-------- Records provided --------

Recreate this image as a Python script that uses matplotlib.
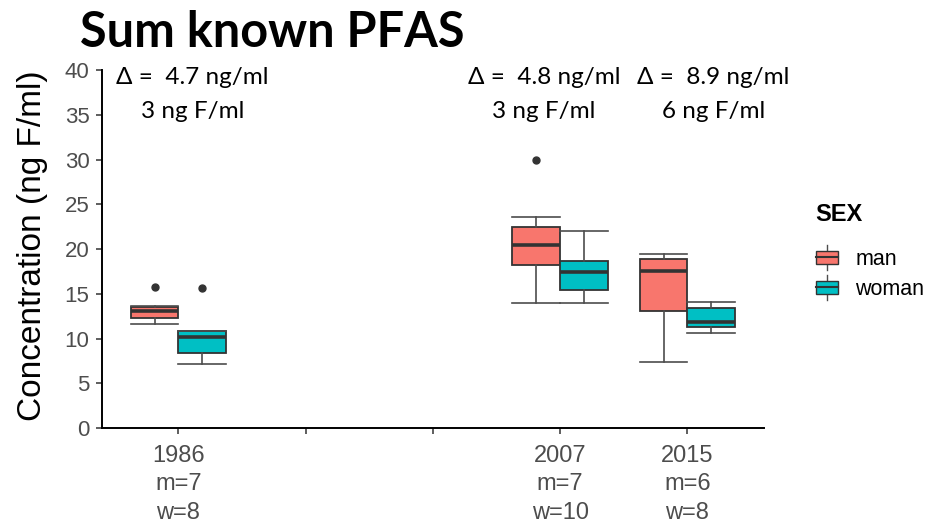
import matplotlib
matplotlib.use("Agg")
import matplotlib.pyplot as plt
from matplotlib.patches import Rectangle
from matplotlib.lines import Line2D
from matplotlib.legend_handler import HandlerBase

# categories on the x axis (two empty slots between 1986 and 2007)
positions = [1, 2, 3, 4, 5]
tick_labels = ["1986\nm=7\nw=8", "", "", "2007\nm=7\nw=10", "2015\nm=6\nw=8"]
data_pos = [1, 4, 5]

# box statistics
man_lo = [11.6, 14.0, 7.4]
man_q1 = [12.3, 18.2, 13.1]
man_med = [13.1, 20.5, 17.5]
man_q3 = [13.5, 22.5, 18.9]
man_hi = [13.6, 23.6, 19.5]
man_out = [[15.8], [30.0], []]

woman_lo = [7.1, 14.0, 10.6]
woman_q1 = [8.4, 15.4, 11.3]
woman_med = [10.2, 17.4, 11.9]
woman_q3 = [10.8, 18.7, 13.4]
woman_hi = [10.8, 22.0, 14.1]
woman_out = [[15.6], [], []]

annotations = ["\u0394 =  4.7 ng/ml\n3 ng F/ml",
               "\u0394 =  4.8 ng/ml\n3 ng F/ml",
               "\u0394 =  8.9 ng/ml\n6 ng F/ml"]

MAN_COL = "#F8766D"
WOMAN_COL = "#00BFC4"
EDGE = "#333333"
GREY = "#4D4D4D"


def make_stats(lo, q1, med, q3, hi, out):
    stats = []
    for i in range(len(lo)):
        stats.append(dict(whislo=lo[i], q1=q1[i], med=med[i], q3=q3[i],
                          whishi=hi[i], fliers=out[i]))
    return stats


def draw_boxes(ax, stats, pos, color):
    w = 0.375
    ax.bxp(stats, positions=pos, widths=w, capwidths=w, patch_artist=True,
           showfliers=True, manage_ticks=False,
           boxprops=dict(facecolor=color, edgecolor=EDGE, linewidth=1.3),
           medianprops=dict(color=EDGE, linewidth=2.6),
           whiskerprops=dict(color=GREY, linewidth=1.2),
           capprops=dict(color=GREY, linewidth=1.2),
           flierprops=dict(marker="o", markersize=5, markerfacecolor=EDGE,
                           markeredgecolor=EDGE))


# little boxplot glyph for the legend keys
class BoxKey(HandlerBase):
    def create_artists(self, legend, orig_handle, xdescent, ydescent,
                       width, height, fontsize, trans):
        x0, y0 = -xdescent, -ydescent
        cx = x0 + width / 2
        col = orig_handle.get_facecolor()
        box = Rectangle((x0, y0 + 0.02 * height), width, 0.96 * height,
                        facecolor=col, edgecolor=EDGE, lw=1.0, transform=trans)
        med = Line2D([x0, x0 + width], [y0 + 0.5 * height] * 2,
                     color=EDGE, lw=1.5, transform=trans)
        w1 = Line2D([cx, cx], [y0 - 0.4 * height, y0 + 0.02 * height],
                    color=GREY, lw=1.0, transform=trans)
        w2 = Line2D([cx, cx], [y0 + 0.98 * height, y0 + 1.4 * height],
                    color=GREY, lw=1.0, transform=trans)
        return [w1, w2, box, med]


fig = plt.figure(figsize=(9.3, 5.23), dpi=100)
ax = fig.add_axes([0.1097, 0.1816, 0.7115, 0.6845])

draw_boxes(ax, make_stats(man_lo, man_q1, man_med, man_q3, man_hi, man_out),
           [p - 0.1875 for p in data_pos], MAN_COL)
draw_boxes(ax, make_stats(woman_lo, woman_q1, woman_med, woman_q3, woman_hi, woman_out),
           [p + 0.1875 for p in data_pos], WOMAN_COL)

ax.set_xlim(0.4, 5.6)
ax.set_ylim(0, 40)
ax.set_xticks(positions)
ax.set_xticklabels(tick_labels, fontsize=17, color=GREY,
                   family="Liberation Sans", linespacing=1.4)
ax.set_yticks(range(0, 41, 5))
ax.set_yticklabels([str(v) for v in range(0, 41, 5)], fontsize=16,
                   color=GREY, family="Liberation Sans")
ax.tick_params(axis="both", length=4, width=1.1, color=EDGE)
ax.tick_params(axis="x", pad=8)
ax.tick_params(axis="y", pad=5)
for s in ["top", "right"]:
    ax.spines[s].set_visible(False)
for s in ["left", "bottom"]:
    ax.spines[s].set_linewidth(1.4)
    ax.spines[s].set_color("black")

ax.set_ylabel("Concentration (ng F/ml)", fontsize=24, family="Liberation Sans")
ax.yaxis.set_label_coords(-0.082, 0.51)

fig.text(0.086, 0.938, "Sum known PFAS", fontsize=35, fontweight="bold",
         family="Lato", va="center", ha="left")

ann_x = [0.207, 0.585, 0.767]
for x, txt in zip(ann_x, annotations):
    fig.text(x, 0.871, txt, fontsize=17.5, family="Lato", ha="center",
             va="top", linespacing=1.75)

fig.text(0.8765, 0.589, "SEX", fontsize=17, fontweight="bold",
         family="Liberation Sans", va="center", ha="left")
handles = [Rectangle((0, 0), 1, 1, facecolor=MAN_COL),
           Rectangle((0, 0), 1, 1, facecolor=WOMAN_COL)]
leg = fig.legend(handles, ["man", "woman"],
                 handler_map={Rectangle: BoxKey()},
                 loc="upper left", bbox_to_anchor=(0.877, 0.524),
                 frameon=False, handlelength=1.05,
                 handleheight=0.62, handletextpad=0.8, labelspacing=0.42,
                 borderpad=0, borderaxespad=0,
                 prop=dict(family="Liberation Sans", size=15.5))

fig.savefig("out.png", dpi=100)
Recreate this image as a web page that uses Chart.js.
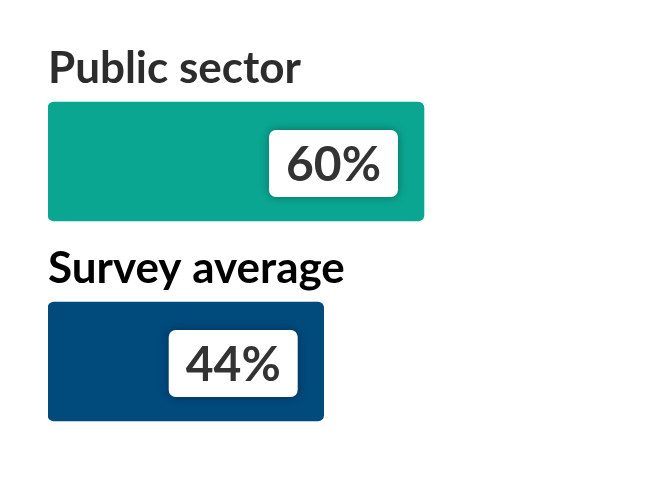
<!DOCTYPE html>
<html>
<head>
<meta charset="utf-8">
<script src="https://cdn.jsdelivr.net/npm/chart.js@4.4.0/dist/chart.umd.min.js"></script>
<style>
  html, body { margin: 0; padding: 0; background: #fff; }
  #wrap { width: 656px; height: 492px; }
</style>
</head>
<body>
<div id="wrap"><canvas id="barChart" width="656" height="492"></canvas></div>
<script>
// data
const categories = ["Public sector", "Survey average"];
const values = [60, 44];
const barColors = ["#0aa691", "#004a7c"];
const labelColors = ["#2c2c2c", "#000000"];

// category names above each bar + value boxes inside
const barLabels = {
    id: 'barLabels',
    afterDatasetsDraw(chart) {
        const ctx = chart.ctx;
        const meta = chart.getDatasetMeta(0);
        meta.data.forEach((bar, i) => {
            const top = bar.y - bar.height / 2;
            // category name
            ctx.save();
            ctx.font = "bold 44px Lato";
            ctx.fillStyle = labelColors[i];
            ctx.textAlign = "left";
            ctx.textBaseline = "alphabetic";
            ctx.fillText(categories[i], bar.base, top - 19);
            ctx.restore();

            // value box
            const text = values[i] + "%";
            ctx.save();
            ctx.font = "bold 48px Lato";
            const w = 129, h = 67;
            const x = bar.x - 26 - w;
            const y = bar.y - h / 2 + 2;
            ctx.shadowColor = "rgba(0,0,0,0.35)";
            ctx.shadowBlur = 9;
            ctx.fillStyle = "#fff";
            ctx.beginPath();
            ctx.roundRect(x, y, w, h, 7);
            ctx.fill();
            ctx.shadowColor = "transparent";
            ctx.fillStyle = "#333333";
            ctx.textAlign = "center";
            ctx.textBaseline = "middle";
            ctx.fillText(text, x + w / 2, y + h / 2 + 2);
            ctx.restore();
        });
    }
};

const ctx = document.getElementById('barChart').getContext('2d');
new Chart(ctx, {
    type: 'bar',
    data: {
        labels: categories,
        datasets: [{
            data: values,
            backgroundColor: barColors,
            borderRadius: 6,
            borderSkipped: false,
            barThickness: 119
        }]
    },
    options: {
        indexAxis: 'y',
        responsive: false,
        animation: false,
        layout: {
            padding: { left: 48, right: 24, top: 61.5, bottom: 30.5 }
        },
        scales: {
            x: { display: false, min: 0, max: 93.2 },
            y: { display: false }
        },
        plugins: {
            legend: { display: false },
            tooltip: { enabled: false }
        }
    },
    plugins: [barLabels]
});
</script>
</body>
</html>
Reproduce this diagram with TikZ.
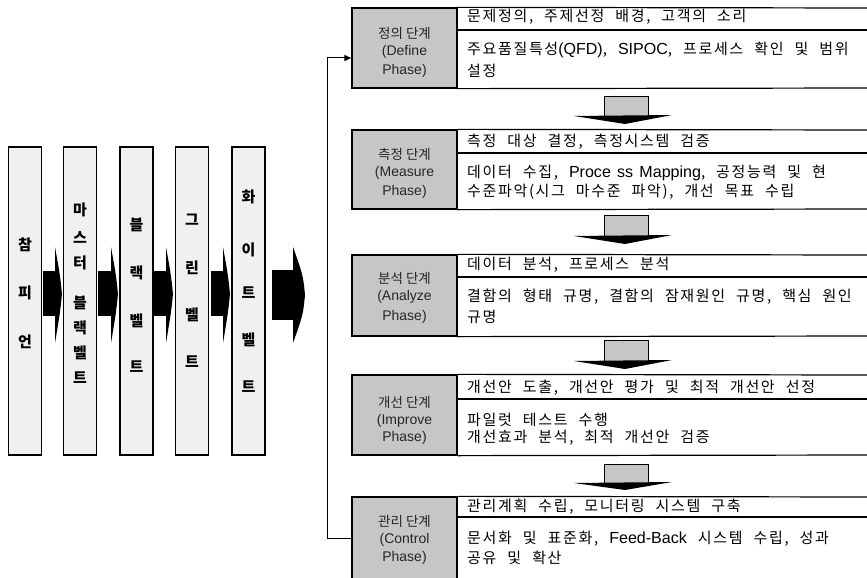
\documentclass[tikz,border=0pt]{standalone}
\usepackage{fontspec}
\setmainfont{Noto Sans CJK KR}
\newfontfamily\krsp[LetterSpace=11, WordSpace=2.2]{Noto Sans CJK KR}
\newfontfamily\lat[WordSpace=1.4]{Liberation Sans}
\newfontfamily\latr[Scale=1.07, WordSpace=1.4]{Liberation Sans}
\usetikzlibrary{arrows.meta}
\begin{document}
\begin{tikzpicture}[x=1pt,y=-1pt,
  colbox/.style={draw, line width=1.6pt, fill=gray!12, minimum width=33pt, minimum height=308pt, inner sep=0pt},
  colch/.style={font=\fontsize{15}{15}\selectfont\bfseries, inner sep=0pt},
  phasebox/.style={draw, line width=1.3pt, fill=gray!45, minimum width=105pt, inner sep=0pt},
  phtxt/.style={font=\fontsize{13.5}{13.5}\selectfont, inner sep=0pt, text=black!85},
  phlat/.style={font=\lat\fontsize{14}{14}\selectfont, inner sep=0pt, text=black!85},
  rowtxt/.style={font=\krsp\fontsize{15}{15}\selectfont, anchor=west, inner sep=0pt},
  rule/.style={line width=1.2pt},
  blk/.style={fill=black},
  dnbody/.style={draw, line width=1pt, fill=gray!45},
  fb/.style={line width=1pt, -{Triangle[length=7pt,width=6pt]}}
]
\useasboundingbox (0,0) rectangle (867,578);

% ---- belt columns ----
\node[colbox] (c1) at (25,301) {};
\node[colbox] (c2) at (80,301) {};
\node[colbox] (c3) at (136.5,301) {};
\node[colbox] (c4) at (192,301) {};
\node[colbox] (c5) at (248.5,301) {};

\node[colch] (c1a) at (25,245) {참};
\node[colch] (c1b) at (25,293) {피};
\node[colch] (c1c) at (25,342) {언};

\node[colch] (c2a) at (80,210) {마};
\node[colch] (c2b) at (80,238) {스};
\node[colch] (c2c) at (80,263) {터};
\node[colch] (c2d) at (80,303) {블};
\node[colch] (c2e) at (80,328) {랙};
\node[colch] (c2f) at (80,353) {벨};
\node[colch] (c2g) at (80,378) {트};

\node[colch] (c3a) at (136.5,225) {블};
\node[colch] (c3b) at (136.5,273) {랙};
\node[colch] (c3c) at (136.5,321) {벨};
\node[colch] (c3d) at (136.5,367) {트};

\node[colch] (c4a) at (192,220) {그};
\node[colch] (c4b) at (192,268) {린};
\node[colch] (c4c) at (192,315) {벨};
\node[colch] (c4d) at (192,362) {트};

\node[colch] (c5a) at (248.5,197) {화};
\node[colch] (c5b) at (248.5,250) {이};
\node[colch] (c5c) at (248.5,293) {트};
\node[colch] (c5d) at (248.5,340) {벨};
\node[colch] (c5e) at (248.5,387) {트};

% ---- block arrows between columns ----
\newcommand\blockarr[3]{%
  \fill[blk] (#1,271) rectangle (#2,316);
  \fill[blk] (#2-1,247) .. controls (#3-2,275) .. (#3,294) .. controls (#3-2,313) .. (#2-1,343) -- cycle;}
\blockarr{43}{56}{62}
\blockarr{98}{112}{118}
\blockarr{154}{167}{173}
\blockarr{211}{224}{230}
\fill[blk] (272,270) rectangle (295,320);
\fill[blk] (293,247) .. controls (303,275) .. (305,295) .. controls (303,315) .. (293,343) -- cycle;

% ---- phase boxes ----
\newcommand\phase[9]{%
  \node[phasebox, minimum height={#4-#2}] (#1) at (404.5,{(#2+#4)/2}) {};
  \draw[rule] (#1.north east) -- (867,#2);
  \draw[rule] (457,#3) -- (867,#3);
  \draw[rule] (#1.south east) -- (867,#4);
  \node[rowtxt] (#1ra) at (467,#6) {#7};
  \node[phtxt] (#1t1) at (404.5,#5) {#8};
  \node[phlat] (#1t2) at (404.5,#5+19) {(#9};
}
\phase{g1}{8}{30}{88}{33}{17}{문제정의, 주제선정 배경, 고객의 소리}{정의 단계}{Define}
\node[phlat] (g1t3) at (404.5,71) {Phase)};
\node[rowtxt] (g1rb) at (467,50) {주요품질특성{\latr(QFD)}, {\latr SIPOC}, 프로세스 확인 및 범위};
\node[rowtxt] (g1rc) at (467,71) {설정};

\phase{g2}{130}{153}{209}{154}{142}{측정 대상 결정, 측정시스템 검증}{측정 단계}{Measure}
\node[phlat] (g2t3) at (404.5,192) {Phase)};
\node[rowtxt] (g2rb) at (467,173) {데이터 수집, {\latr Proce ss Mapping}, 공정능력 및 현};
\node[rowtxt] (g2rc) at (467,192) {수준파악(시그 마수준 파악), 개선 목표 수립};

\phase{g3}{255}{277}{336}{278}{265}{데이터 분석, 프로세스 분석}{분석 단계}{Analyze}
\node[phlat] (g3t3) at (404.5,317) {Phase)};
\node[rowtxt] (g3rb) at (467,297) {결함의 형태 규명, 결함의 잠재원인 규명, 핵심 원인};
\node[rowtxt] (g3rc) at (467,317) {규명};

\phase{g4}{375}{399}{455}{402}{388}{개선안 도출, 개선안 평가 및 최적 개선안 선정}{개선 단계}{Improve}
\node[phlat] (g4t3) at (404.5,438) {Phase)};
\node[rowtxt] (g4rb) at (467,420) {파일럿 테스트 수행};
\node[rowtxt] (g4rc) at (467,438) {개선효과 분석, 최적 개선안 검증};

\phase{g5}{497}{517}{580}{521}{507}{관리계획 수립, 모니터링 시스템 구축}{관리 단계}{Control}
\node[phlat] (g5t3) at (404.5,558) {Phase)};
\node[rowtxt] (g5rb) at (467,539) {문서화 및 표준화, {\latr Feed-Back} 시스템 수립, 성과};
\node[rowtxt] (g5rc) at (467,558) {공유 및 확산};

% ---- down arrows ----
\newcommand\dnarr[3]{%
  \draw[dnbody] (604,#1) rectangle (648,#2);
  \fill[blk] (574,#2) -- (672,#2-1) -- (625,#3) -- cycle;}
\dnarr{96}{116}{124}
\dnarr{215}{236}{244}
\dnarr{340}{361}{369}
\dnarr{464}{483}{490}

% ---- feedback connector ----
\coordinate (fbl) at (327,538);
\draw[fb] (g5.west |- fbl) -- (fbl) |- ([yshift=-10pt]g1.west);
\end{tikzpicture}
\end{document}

--------

## To do
With all pictures left out, please transcribe exactly the lines from the start of the material through the line with "data_pos = [1, 4, 5]".

## Finished exercise
Recreate this image as a Python script that uses matplotlib.
import matplotlib
matplotlib.use("Agg")
import matplotlib.pyplot as plt
from matplotlib.patches import Rectangle
from matplotlib.lines import Line2D
from matplotlib.legend_handler import HandlerBase

# categories on the x axis (two empty slots between 1986 and 2007)
positions = [1, 2, 3, 4, 5]
tick_labels = ["1986\nm=7\nw=8", "", "", "2007\nm=7\nw=10", "2015\nm=6\nw=8"]
data_pos = [1, 4, 5]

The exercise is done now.